Oops, I missed that reply
FHWA lists average commute as 12.5 miles one way. 250 days a year ~ 6.5 k miles/year.
Show me these "commute only" cars on the second hand market, I'll gladly buy one.
Average annual mileage will be higher - and, to a large extent, due to longer trips which can easily add 500-1000 and more miles per run - and 3000 miles difference between average commute and average annual distance is largely that.
Many commuters get a car primarily to commute in, it's not that unusual. They're often leased and traded after 2-3 years. If they're getting a car specifically to commute in, it'll probably be an economy car and not very special, so they won't mind too much if it gets dinged or rusted or faded from the sun from parking outside. They're saving that mileage on their lower MPG luxury or sports car that they use on weekends.
The problem with the second hand market on electric and hybrid vehicles is that you are running much closer to having to replace the battery then when it was new. Even the battery in a Prius is still going to run at least $3,000 dollars to replace which is why you don't really see them for sale too often after five years of life. For the money the city cars like the Spark and Fortwo in addition to sub-compacts like the Sonic, Fiesta, Fit, Versa, Yaris, ect are still going to be the better bet either new or second hand until the price of replacing batteries becomes completely nominal. Looking at the entry price of a Yaris it's about $15,000 vs about $24,000 for a new Prius....so how long does it take to get an ROI on that $9,000 dollars in hybrid technology. Assuming gas spikes back up to $4 dollars a gallons, your commute is 40 miles that comes out to 10,400 a year at 35 MPG with the Yaris which comes out to roughly 297 gallons a year or $1,188 dollars roughly. Now lets assume that the Prius manages to run on electric for 20 of those commute miles, you are now still driving 5,200 miles a year on gas. So basically your gas savings is going to be to $594 dollars a year which would take you 15 years to make up the difference between the conventional gas Yaris and hybrid Prius. Basically about 8 years in you are going to have to replace the battery and it's going to cost $3,000 dollars making the ROI even worse.

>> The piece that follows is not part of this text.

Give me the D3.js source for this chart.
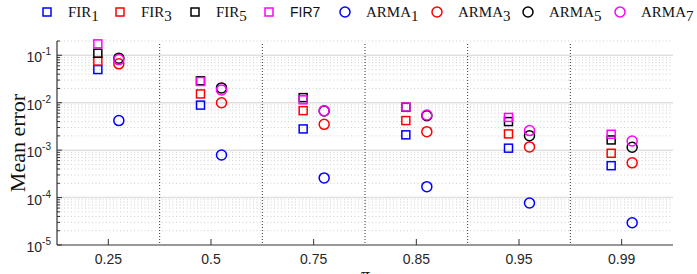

Now that's not to say that someone living in a highly urban area that never exceeds speeds of 40 MPH wouldn't benefit from a hybrid or electric car but the initial markup still isn't going to make it worth in the short run vs conventional combustion engine. The main issues with hybrid and electric in the long term is that they aren't maintenance free as everyone assumes them to be, worse the parts cost more. Now say that gap between the Yaris and the Prius was about $3,000 dollars and replacing the battery cost $1,000 we're talking a much different ball game. But that's going to take decades for the price of hybrid/electric to dwindle down to the neighborhood of a gasoline engine. Leasing might make a difference too on the gas/hybrid price variance too...that is if you live close enough to your place of work to take advantage of that.
Arguing for hybrids or electrics as being 'beneficial' despite the increased initial costs, less resale value, and potential maintenance expenses the longer you own it is the same argument made for ETC tolls to be higher than cash tolls because you're paying for the 'convenience'.
In the end, until electric or hybrid cars are cheaper for someone owning the car for 8 years and about 150k miles, it's not going to be worth it for many people.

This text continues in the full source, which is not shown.